### Task description
Your task is to filter the data below down to the lines holding "diagram".

### Entries with chart source code
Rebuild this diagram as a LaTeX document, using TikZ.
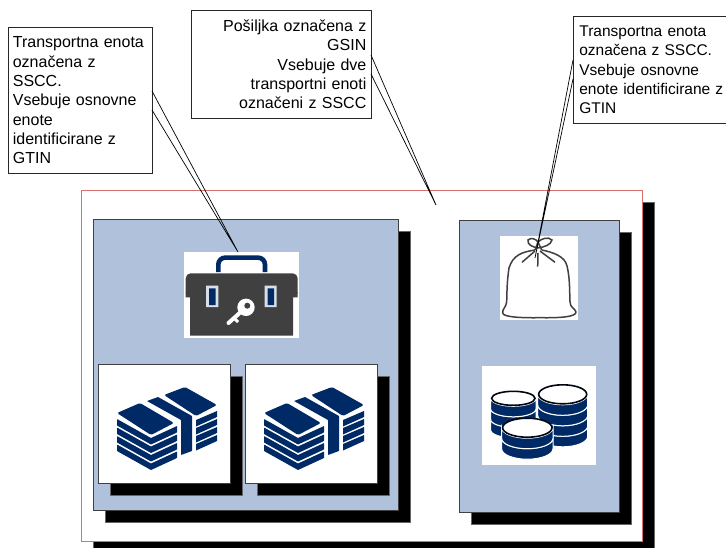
\documentclass[tikz,border=0pt]{standalone}
\usepackage{fontspec}
\setmainfont{Liberation Sans}
\usetikzlibrary{shadows}
\definecolor{panelblue}{HTML}{B0C2DB}
\definecolor{navy}{HTML}{002A66}
\definecolor{darkcase}{HTML}{404040}
\definecolor{framered}{HTML}{D9716F}
\newcommand{\coinstack}[5]{% cx, cy, rx, ry, layers
  \foreach \k in {#5,...,0} {
    \pgfmathsetmacro{\t}{#2+10.5*\k}
    \draw[fill=navy, draw=white, line width=1pt] (#1-#3,\t) -- (#1-#3,\t+10.5) arc[start angle=180, end angle=0, x radius=#3, y radius=#4] -- (#1+#3,\t) arc[start angle=0, end angle=180, x radius=#3, y radius=#4] -- cycle;
  }
  \draw[fill=white, draw=black!85!navy, line width=1.6pt] (#1,#2) ellipse[x radius=#3-1, y radius=#4-1];
}
\tikzset{
  notebox/.style={draw=black!85, fill=white, line width=0.7pt, anchor=north west, inner sep=0pt, font=\fontsize{16}{19.3}\selectfont},
  pointer/.style={black, line width=0.7pt},
  dropped/.style={copy shadow={shadow xshift=12pt, shadow yshift=-12pt, fill=black, draw=black!60}},
  framebox/.style={draw=framered, fill=white, line width=0.8pt, anchor=north west, inner sep=0pt},
  bluebox/.style={draw=darkcase, fill=panelblue, line width=0.7pt, anchor=north west, inner sep=0pt},
  whitebox/.style={draw=darkcase, fill=white, line width=0.7pt, anchor=north west, inner sep=0pt},
  plainbox/.style={fill=white, anchor=north west, inner sep=0pt},
  pics/stackicon/.style={code={
    \fill[navy, rounded corners=1.5pt] (19,49) -- (42,39) -- (76,59) -- (53,71) -- cycle;
    \fill[navy, rounded corners=1.5pt] (66,31) -- (87,23) -- (119,41) -- (98,52) -- cycle;
    \fill[navy, rounded corners=0.5pt] (49,37) -- (60,33) -- (94,52) -- (94,87) -- (83,91) -- (83,56) -- cycle;
    \foreach \k in {0,...,3} {
      \fill[navy, rounded corners=0.5pt] (19,55+8.5*\k) -- (53,74+8.5*\k) -- (79,62+8.5*\k) -- (79,68.5+8.5*\k) -- (53,80.5+8.5*\k) -- (19,61.5+8.5*\k) -- cycle;
      \fill[navy] (98,56+8*\k) -- (119,47+8*\k) -- (119,53+8*\k) -- (98,62.5+8*\k) -- cycle;
    }
  }},
  pics/caseicon/.style={code={
    \draw[navy, line width=4.6pt, rounded corners=7pt] (34.3,20) -- (34.3,5.6) -- (81,5.6) -- (81,20);
    \fill[darkcase, rounded corners=5pt] (1.7,45.3) -- (1.7,21.3) -- (113.7,21.3) -- (113.7,45.3) -- cycle;
    \fill[darkcase] (1.7,40) -- (1.7,45.3) -- (6,45.3) -- (6,83.7) -- (109,83.7) -- (109,45.3) -- (113.7,45.3) -- (113.7,40) -- cycle;
    \fill[white!85!navy] (22,33.7) rectangle (34.3,55) (80.7,33.7) rectangle (92.7,55);
    \fill[navy] (25,36.3) rectangle (31.7,53) (83.7,36.3) rectangle (90,53);
    \draw[white, line width=4pt, line cap=round] (62,55.3) -- (44.5,71);
    \draw[white, line width=3pt] (50,66) -- (54,70);
    \fill[white] (62,55.3) circle[radius=8.7];
    \fill[darkcase] (63.3,53.7) circle[radius=3];
  }},
  pics/bagicon/.style={code={
    \draw[black!75, line width=1.5pt, line join=round] (35,14) .. controls (22,16) and (13,19) .. (9,32) .. controls (7,45) and (7,55) .. (6.7,65.7) .. controls (6,72) and (2,73) .. (2.7,77) .. controls (3,81) and (20,82) .. (40,81.7) .. controls (60,82) and (76,81) .. (76,76) .. controls (75,72) and (70,72) .. (70,65.7) .. controls (69.5,55) and (70,42) .. (67,30) .. controls (65,20) and (52,16) .. (41.7,14);
    \draw[black!75, line width=1.5pt] (35,15) -- (22,26.3) (40,15) -- (55,26.3) (38,17) -- (37.7,30.7);
    \draw[black!75, line width=1.5pt] (38,12) .. controls (33,11) and (27,9) .. (28,4) .. controls (31,1) and (36,3) .. (38,6) .. controls (41,3) and (48,0) .. (52,4) .. controls (51,9) and (44,11) .. (38,12);
    \draw[black!75, line width=1.5pt] (38,6) -- (35,14) (38,6) -- (41.7,14);
  }},
  pics/coinicon/.style={code={
    \coinstack{31.3}{32.3}{22.7}{8}{2}
    \coinstack{80.7}{28.3}{25}{10.5}{3}
    \coinstack{45.3}{61.7}{25.7}{10.5}{1}
  }},
}
\begin{document}
\begin{tikzpicture}[x=1pt, y=-1pt]
\useasboundingbox (0,0) rectangle (726,547);
\node[framebox, dropped, minimum width=561pt, minimum height=351pt] (Frame) at (81,190) {};
\node[bluebox, dropped, minimum width=305.5pt, minimum height=291pt] (Blue_L) at (92.5,219) {};
\node[bluebox, dropped, minimum width=160.5pt, minimum height=292pt] (Blue_R) at (458.5,220) {};
\node[plainbox, minimum width=115pt, minimum height=86pt] (Case) at (184,252) {};
\pic at (Case.north west) {caseicon};
\node[whitebox, dropped, minimum width=132pt, minimum height=119pt] (Stack_1) at (98,364) {};
\pic at (Stack_1.north west) {stackicon};
\node[whitebox, dropped, minimum width=132pt, minimum height=119pt] (Stack_2) at (245,364) {};
\pic at (Stack_2.north west) {stackicon};
\node[plainbox, minimum width=78pt, minimum height=84pt] (Bag) at (500,236) {};
\pic at (Bag.north west) {bagicon};
\node[plainbox, minimum width=114pt, minimum height=99pt] (Coins) at (482,366) {};
\pic at (Coins.north west) {coinicon};
% notes
\node[notebox, minimum width=144pt, minimum height=146pt, text width=135pt, align=left] (Note_L) at (8,27) {Transportna enota\\označena z\\SSCC.\\Vsebuje osnovne\\enote\\identificirane z\\GTIN};
\node[notebox, minimum width=180pt, minimum height=108pt, text width=170pt, align=right] (Note_M) at (191,10) {Pošiljka označena z\\GSIN\\Vsebuje dve\\transportni enoti\\označeni z SSCC};
\node[notebox, minimum width=170pt, minimum height=107pt, text width=158pt, align=left, font=\fontsize{15.5}{19.3}\selectfont] (Note_R) at (573,16) {Transportna enota\\označena z SSCC.\\Vsebuje osnovne\\enote identificirane z\\GTIN};
% pointers
\coordinate (Tip_L) at (238,252);
\coordinate (Tip_M) at (436,205);
\coordinate (Tip_R) at (535,258);
\coordinate (Start_L1) at (152,91);
\coordinate (Start_L2) at (152,110);
\coordinate (Start_M1) at (371,55);
\coordinate (Start_M2) at (371,74);
\coordinate (Start_R1) at (573,60);
\coordinate (Start_R2) at (573,79);
\draw[pointer] (Start_L1) -- (Tip_L) -- (Start_L2);
\draw[pointer] (Start_M1) -- (Tip_M) -- (Start_M2);
\draw[pointer] (Start_R1) -- (Tip_R) -- (Start_R2);
\end{tikzpicture}
\end{document}
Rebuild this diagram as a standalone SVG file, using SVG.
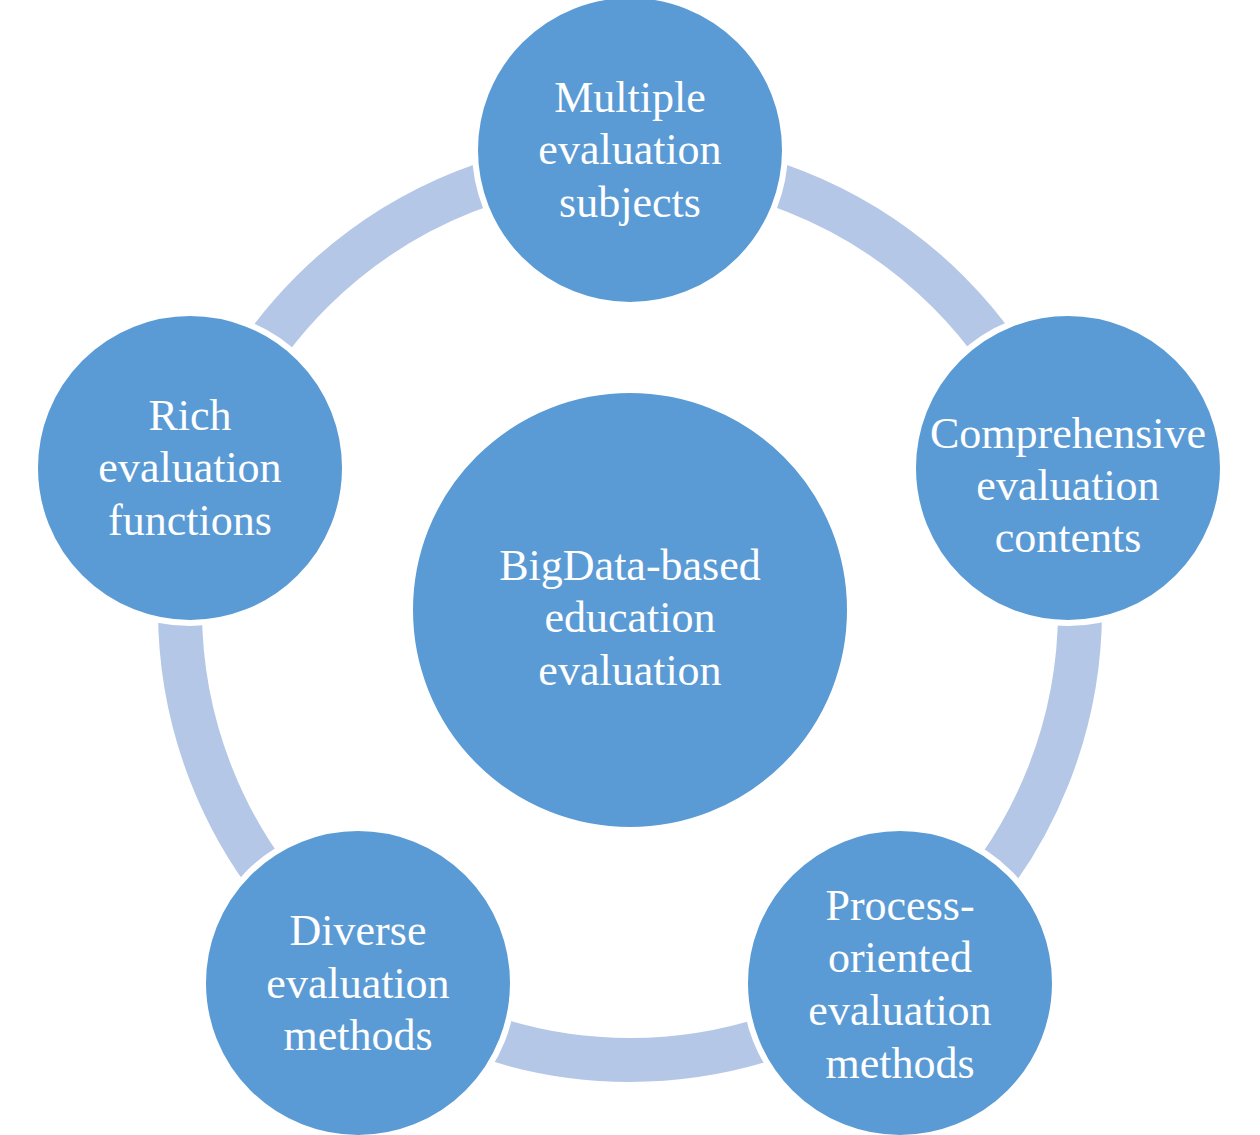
<svg xmlns="http://www.w3.org/2000/svg" width="1260" height="1135" viewBox="0 0 1260 1135">
<style>
.node{fill:#5B9BD5;stroke:#FFFFFF;stroke-width:6}
.lbl{font-family:"Liberation Serif","Times New Roman",serif;font-size:44px;fill:#FFFFFF;text-anchor:middle}
</style>
<rect width="1260" height="1135" fill="#FFFFFF"/>
<g id="connectors">
<circle cx="630" cy="610" r="450" fill="none" stroke="#B4C7E7" stroke-width="44"/>
</g>
<g id="center">
<circle class="node" cx="630" cy="610" r="220"/>
<text class="lbl" x="630"><tspan x="630" y="580">BigData-based</tspan><tspan x="630" y="632">education</tspan><tspan x="630" y="685">evaluation</tspan></text>
</g>
<g id="n-top">
<circle class="node" cx="630" cy="150" r="155"/>
<text class="lbl"><tspan x="630" y="112">Multiple</tspan><tspan x="630" y="164">evaluation</tspan><tspan x="630" y="217">subjects</tspan></text>
</g>
<g id="n-right">
<circle class="node" cx="1068" cy="468" r="155"/>
<text class="lbl"><tspan x="1068" y="448">Comprehensive</tspan><tspan x="1068" y="500">evaluation</tspan><tspan x="1068" y="552">contents</tspan></text>
</g>
<g id="n-bottom-right">
<circle class="node" cx="900" cy="983" r="155"/>
<text class="lbl"><tspan x="900" y="920">Process-</tspan><tspan x="900" y="972">oriented</tspan><tspan x="900" y="1025">evaluation</tspan><tspan x="900" y="1078">methods</tspan></text>
</g>
<g id="n-bottom-left">
<circle class="node" cx="358" cy="983" r="155"/>
<text class="lbl"><tspan x="358" y="945">Diverse</tspan><tspan x="358" y="998">evaluation</tspan><tspan x="358" y="1050">methods</tspan></text>
</g>
<g id="n-left">
<circle class="node" cx="190" cy="468" r="155"/>
<text class="lbl"><tspan x="190" y="430">Rich</tspan><tspan x="190" y="482">evaluation</tspan><tspan x="190" y="535">functions</tspan></text>
</g>
</svg>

### Written response
Rebuild this diagram as a LaTeX document, using TikZ.
Rebuild this diagram as a standalone SVG file, using SVG.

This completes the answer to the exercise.